5. Elezione del Consiglio superiore della magistratura
Il Consiglio superiore della magistratura è l’organo di autogoverno della magistratura. il Csm è composto da 27 membri, di cui:
• 3 membri di diritto, cioè non eletti, che sono - il presidente della Repubblica - il presidente della Corte di cassazione - il procuratore generale della Corte di cassazione
• 24 membri eletti
Il ruolo del CSM è governare la magistratura, valutando e gestendo in maniera autonoma le azioni di giudici e pubblici ministeri.
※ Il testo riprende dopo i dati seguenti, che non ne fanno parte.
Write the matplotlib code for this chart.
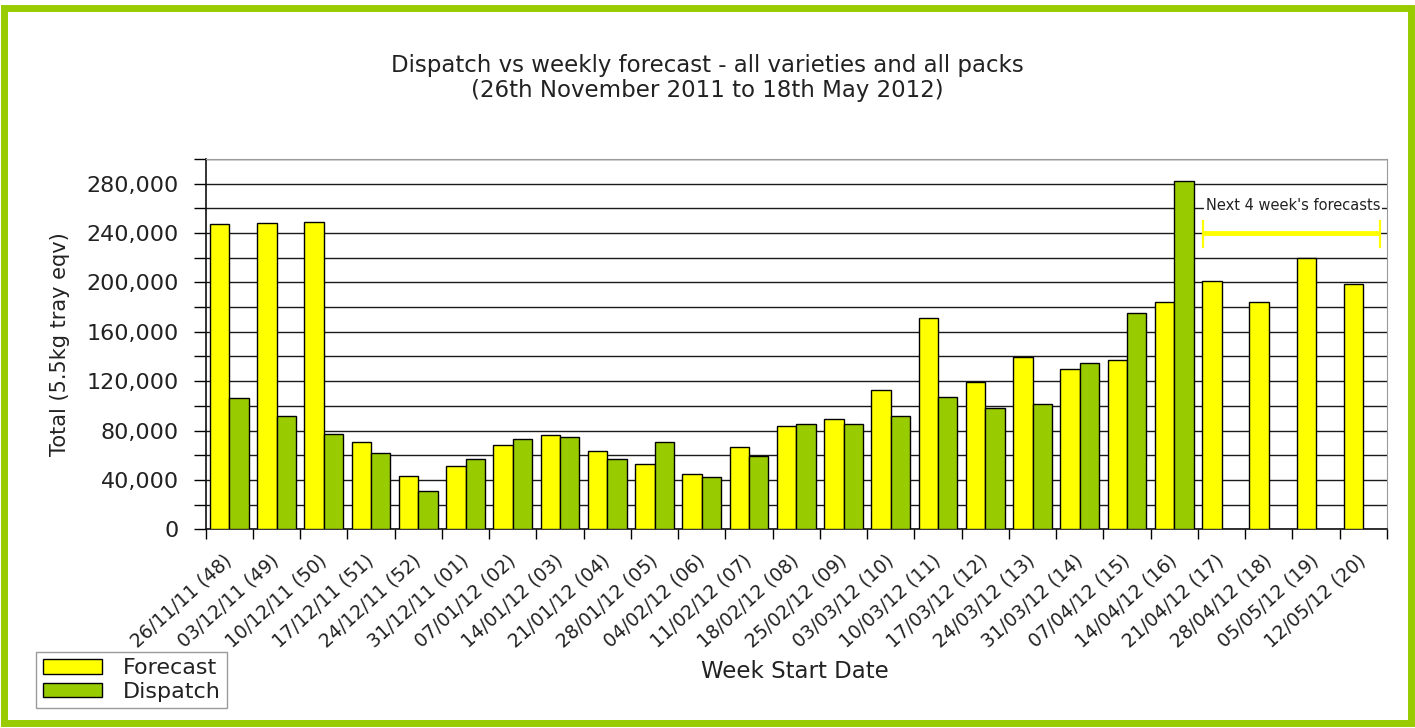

Tra i suoi compiti c’è anche la gestione dei concorsi, degli avanzamenti di carriera, degli spostamenti e delle sanzioni disciplinari.
I 24 membri eletti sono eletti per due terzi dai magistrati e per un terzo dal Parlamento.
Per potersi candidare come membro del CSM è necessario raccogliere 25 firme di altri magistrati, a sostegno della propria candidatura.
Spesso tali firme sono date da correnti politiche interne alla magistratura.
Votando “sì” voterai per l’abrogazione dell’obbligo della raccolta di 25 firme.
I sostenitori dell’abrogazione dicono che, abrogando tale obbligo, i magistrati non sarebbero più obbligati a fare accordi politici interni per raccogliere le firme necessarie nel caso in cui non ne avesse abbastanza.
Votando “no” voterai a favore del mantenimento delle 25 firme necessarie per candidarsi.
I sostenitori del “no” affermano che la riforma non eliminerebbe il potere delle correnti, poiché esso interviene in modo poco rilevante. Inoltre c’è anche chi non vede le correnti come un sistema negativo in sé, in quanto aggregazioni di persone che condividono ideali e principi comuni.